→ **PROBLEM**:
Show every line that has the string "page" in it.
------ INPUT FOR THIS TASK ------
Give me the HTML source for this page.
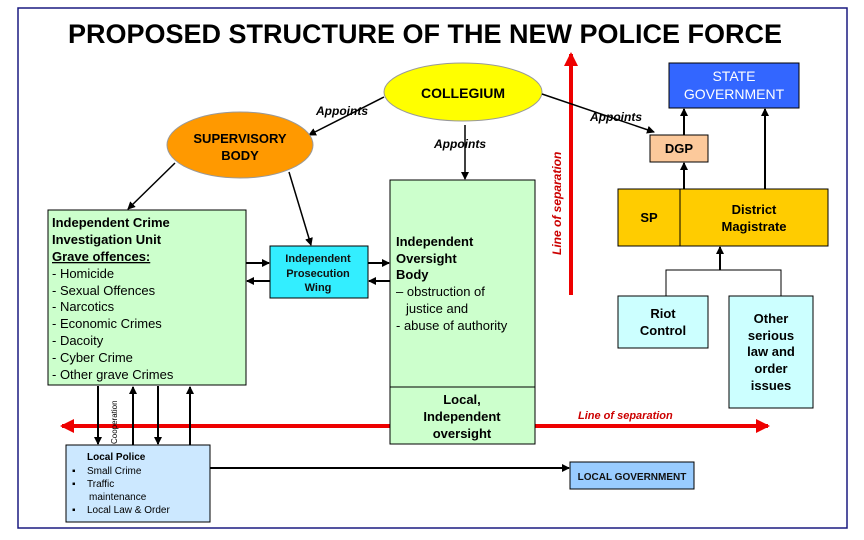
------
------ INPUT FOR THIS TASK ------
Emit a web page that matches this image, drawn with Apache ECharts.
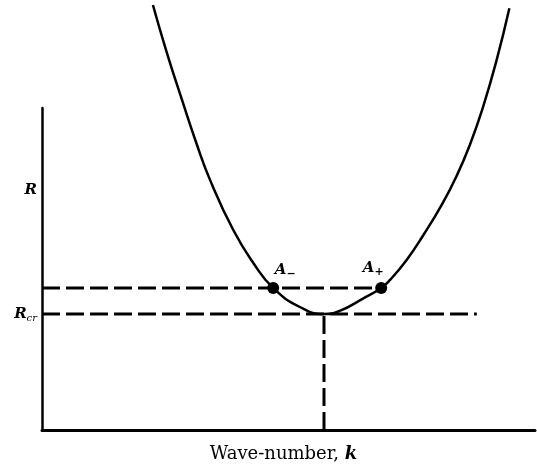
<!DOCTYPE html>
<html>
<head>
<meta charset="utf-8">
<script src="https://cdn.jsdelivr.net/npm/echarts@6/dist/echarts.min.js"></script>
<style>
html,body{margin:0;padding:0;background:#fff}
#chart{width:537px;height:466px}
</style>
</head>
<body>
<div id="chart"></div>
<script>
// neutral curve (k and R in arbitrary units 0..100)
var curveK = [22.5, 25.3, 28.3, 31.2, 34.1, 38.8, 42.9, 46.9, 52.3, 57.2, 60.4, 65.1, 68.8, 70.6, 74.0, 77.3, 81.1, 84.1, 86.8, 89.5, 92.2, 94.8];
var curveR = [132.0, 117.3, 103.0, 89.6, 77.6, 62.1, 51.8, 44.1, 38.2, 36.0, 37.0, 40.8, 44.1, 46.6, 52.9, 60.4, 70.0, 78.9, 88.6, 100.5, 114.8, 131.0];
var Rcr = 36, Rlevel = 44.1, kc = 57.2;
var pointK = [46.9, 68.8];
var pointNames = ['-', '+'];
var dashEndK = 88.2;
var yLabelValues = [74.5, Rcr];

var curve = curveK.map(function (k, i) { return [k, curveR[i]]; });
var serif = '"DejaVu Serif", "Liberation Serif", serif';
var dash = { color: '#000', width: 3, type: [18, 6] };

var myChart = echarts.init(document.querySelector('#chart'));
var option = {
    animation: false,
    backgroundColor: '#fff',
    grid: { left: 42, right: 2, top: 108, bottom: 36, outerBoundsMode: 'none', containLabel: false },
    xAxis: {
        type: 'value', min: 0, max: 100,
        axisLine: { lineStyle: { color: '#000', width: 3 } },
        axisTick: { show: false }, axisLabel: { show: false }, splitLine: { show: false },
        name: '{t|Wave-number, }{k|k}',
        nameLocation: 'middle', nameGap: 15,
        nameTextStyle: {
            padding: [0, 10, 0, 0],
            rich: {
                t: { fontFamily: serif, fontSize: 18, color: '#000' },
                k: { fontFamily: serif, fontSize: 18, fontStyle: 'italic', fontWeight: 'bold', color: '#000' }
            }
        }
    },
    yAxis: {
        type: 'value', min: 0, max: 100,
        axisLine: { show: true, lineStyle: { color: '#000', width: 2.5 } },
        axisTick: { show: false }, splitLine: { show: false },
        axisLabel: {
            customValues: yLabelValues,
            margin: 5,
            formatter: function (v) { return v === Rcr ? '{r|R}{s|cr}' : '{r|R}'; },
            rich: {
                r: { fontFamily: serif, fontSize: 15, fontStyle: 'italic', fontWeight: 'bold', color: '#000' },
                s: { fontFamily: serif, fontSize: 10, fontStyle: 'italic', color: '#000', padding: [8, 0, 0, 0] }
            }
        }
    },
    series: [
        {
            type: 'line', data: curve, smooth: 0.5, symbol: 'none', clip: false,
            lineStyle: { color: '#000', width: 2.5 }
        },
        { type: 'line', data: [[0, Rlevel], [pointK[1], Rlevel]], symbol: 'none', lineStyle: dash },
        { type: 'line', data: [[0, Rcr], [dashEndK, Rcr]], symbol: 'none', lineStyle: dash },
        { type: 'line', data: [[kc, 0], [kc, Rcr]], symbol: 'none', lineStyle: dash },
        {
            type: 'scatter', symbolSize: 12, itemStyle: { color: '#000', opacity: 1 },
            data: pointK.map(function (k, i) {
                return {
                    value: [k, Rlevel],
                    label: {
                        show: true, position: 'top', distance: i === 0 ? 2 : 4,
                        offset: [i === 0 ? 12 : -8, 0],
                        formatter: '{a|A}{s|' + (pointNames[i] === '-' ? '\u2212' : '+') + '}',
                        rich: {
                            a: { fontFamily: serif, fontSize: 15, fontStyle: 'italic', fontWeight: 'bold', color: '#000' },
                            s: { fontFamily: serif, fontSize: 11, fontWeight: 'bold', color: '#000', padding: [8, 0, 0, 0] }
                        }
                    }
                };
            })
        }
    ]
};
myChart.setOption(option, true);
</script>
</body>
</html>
------
------ INPUT FOR THIS TASK ------
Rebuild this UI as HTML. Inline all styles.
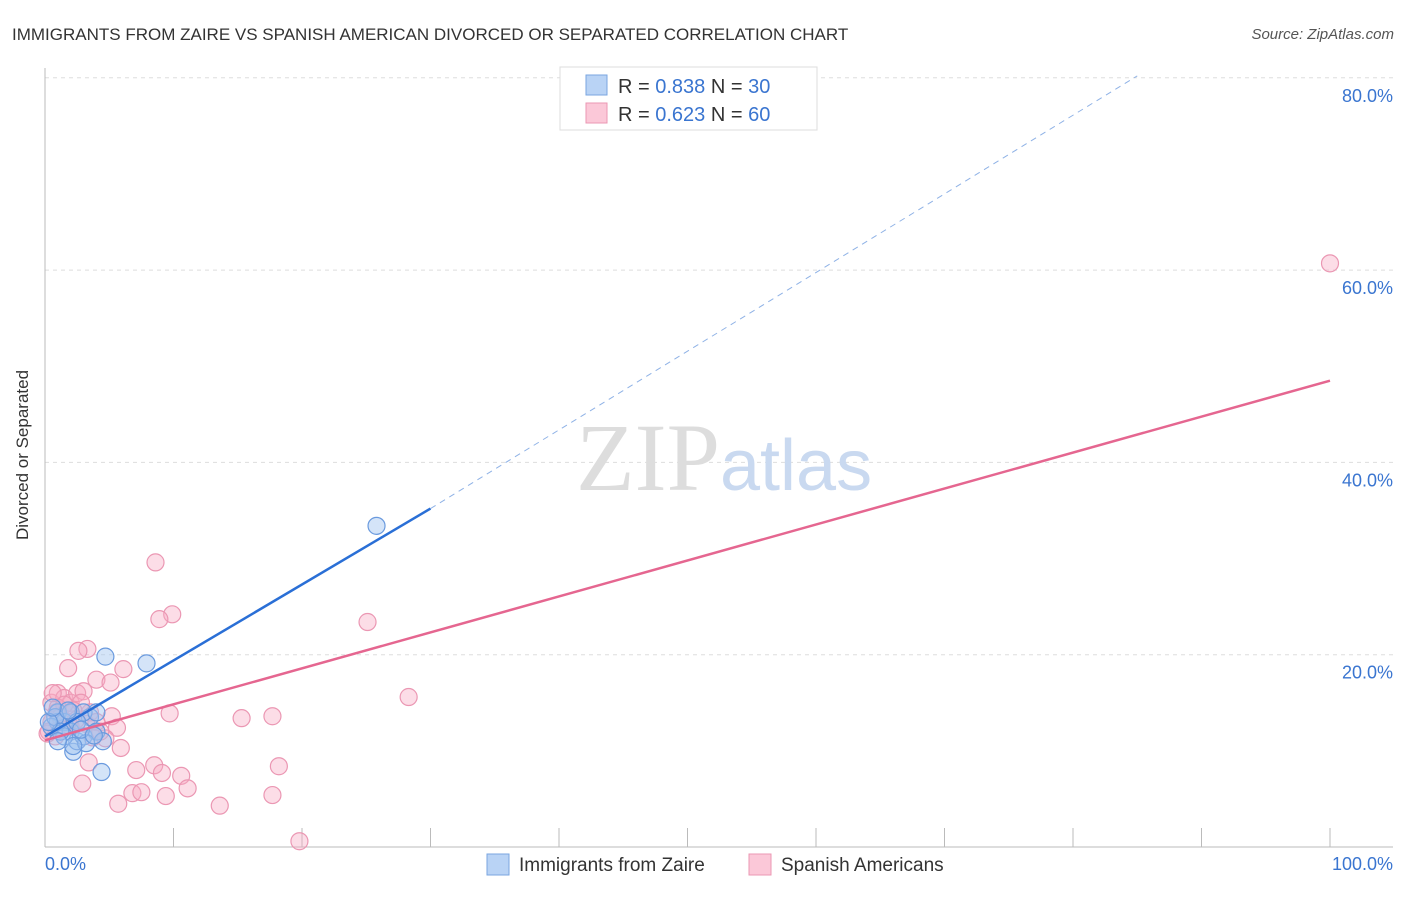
------
→ **SOLUTION FOR THIS EXERCISE**:
Give me the HTML source for this page.
Emit a web page that matches this image, drawn with Apache ECharts.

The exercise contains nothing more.